» Exercise aim: Extract, in full, the lines below, beginning at the first and ending with the line that contains "var activeTab = 'Pie graphic';". Pictures do not belong in the copy.

» Available data:
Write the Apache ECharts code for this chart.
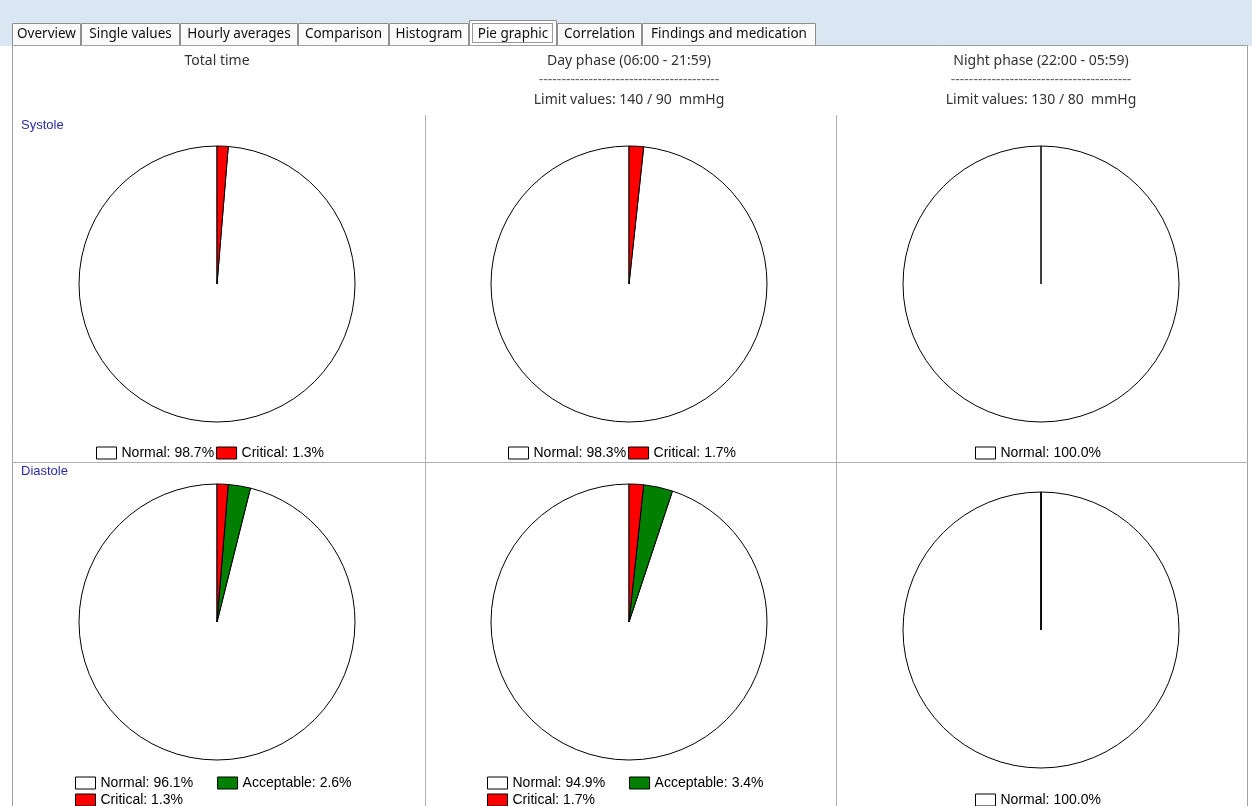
<!DOCTYPE html>
<html>
<head>
<meta charset="utf-8">
<script src="https://cdn.jsdelivr.net/npm/echarts@6/dist/echarts.min.js"></script>
<style>
  html, body { margin: 0; padding: 0; background: #fff; }
  #chart { width: 1252px; height: 806px; }
</style>
</head>
<body>
<div id="chart"></div>
<script>
// tabs of the application window
var tabs = ['Overview', 'Single values', 'Hourly averages', 'Comparison', 'Histogram', 'Pie graphic', 'Correlation', 'Findings and medication'];
var activeTab = 'Pie graphic';

// column headers
var phaseTitles = ['Total time', 'Day phase (06:00 - 21:59)', 'Night phase (22:00 - 05:59)'];
var limitTexts = ['', 'Limit values: 140 / 90  mmHg', 'Limit values: 130 / 80  mmHg'];
var rowTitles = ['Systole', 'Diastole'];

// percentages per phase (total, day, night)
var systoleNormal = [98.7, 98.3, 100.0];
var systoleCritical = [1.3, 1.7, 0];
var diastoleNormal = [96.1, 94.9, 100.0];
var diastoleAcceptable = [2.6, 3.4, 0];
var diastoleCritical = [1.3, 1.7, 0];

var colors = { Normal: '#ffffff', Acceptable: '#007f00', Critical: '#ff0000' };

var myChart = echarts.init(document.getElementById('chart'));

// layout
var tabEdges = [12, 81, 180, 298, 389, 469, 557, 642, 816];
var colX = [217, 629, 1041];
var sysY = [284, 284, 284];
var diaY = [622, 622, 630];
var R = 138;

var graphic = [];
graphic.push({ type: 'rect', shape: { x: 0, y: 0, width: 1252, height: 46 }, style: { fill: '#dbe6f3' }, silent: true });
// tabs
for (var i = 0; i < tabs.length; i++) {
  var x0 = tabEdges[i], x1 = tabEdges[i + 1];
  var active = tabs[i] === activeTab;
  graphic.push({
    type: 'rect',
    shape: { x: x0 + 0.5, y: (active ? 20 : 23) + 0.5, width: x1 - x0 - 1, height: active ? 26 : 23 },
    style: { fill: active ? '#ffffff' : '#fbfbfb', stroke: '#8e8f8f', lineWidth: 1 },
    silent: true
  });
  graphic.push({
    type: 'text',
    style: { text: tabs[i], x: (x0 + x1) / 2, y: 34, align: 'center', verticalAlign: 'middle', font: '13.5px "Noto Sans"', fill: '#111' },
    silent: true
  });
  if (active) {
    graphic.push({
      type: 'rect',
      shape: { x: x0 + 3.5, y: 23.5, width: x1 - x0 - 8, height: 19 },
      style: { fill: null, stroke: '#333', lineWidth: 1, lineDash: [1, 1] },
      silent: true
    });
  }
}
// panel
graphic.push({ type: 'rect', shape: { x: 12.5, y: 45.5, width: 1235, height: 770 }, style: { fill: '#ffffff', stroke: '#a0a0a0', lineWidth: 1 }, silent: true });
graphic.push({ type: 'line', shape: { x1: 12, y1: 462.5, x2: 1248, y2: 462.5 }, style: { stroke: '#b0b0b0', lineWidth: 1 }, silent: true });
graphic.push({ type: 'line', shape: { x1: 425.5, y1: 115, x2: 425.5, y2: 806 }, style: { stroke: '#b0b0b0', lineWidth: 1 }, silent: true });
graphic.push({ type: 'line', shape: { x1: 836.5, y1: 115, x2: 836.5, y2: 806 }, style: { stroke: '#b0b0b0', lineWidth: 1 }, silent: true });
// headers
var dashes = new Array(41).join('-');
for (var c = 0; c < 3; c++) {
  graphic.push({ type: 'text', style: { text: phaseTitles[c], x: colX[c], y: 61, align: 'center', verticalAlign: 'middle', font: '14px "Noto Sans"', fill: '#333' }, silent: true });
  if (limitTexts[c]) {
    graphic.push({ type: 'text', style: { text: dashes, x: colX[c], y: 80, align: 'center', verticalAlign: 'middle', font: '14px "Noto Sans"', fill: '#666' }, silent: true });
    graphic.push({ type: 'text', style: { text: limitTexts[c], x: colX[c], y: 100, align: 'center', verticalAlign: 'middle', font: '14px "Noto Sans"', fill: '#333' }, silent: true });
  }
}
graphic.push({ type: 'text', style: { text: rowTitles[0], x: 21, y: 125, verticalAlign: 'middle', font: '13px "Liberation Sans"', fill: '#2b2ba8' }, silent: true });
graphic.push({ type: 'text', style: { text: rowTitles[1], x: 21, y: 471, verticalAlign: 'middle', font: '13px "Liberation Sans"', fill: '#2b2ba8' }, silent: true });

function pieData(names, values) {
  return names.map(function (n, k) {
    return { name: n, value: values[k], itemStyle: { color: colors[n] } };
  });
}

var series = [];
var legends = [];

function makeLegend(names, vals, left, top, gap) {
  var lookup = {};
  names.forEach(function (n, k) { lookup[n] = vals[k]; });
  legends.push({
    data: names,
    left: left,
    top: top,
    padding: 0,
    itemGap: gap,
    itemWidth: 20,
    itemHeight: 12,
    icon: 'rect',
    selectedMode: false,
    itemStyle: { borderColor: '#000', borderWidth: 1 },
    textStyle: { fontFamily: 'Liberation Sans', fontSize: 14, color: '#000' },
    formatter: function (name) { return name + ': ' + lookup[name].toFixed(1) + '%'; }
  });
}

function pieSeries(cx, cy, names, values) {
  // counter-clockwise from 12 o'clock: the last slice ends just right of the top
  return {
    type: 'pie',
    center: [cx, cy],
    radius: R,
    startAngle: 90,
    clockwise: false,
    silent: true,
    animation: false,
    label: { show: false },
    labelLine: { show: false },
    itemStyle: { borderColor: '#000', borderWidth: 1 },
    data: pieData(names, values)
  };
}

var sysLegendLeft = [96, 508, 975];
var diaLegendLeft = [75, 487, 975];

for (var c = 0; c < 3; c++) {
  series.push(pieSeries(colX[c], sysY[c], ['Normal', 'Critical'], [systoleNormal[c], systoleCritical[c]]));
  series.push(pieSeries(colX[c], diaY[c], ['Normal', 'Acceptable', 'Critical'], [diastoleNormal[c], diastoleAcceptable[c], diastoleCritical[c]]));

  if (systoleCritical[c] > 0) {
    makeLegend(['Normal', 'Critical'], [systoleNormal[c], systoleCritical[c]], sysLegendLeft[c], 446, 2);
  } else {
    makeLegend(['Normal'], [systoleNormal[c]], sysLegendLeft[c], 446, 2);
  }
  if (diastoleCritical[c] > 0) {
    makeLegend(['Normal', 'Acceptable'], [diastoleNormal[c], diastoleAcceptable[c]], diaLegendLeft[c], 776, 24);
    makeLegend(['Critical'], [diastoleCritical[c]], diaLegendLeft[c], 793, 24);
  } else {
    makeLegend(['Normal'], [diastoleNormal[c]], diaLegendLeft[c], 793, 24);
  }
}

var option = {
  backgroundColor: '#ffffff',
  animation: false,
  graphic: graphic,
  legend: legends,
  series: series
};
myChart.setOption(option);
</script>
</body>
</html>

» Written answer:
Write the Apache ECharts code for this chart.
<!DOCTYPE html>
<html>
<head>
<meta charset="utf-8">
<script src="https://cdn.jsdelivr.net/npm/echarts@6/dist/echarts.min.js"></script>
<style>
  html, body { margin: 0; padding: 0; background: #fff; }
  #chart { width: 1252px; height: 806px; }
</style>
</head>
<body>
<div id="chart"></div>
<script>
// tabs of the application window
var tabs = ['Overview', 'Single values', 'Hourly averages', 'Comparison', 'Histogram', 'Pie graphic', 'Correlation', 'Findings and medication'];
var activeTab = 'Pie graphic';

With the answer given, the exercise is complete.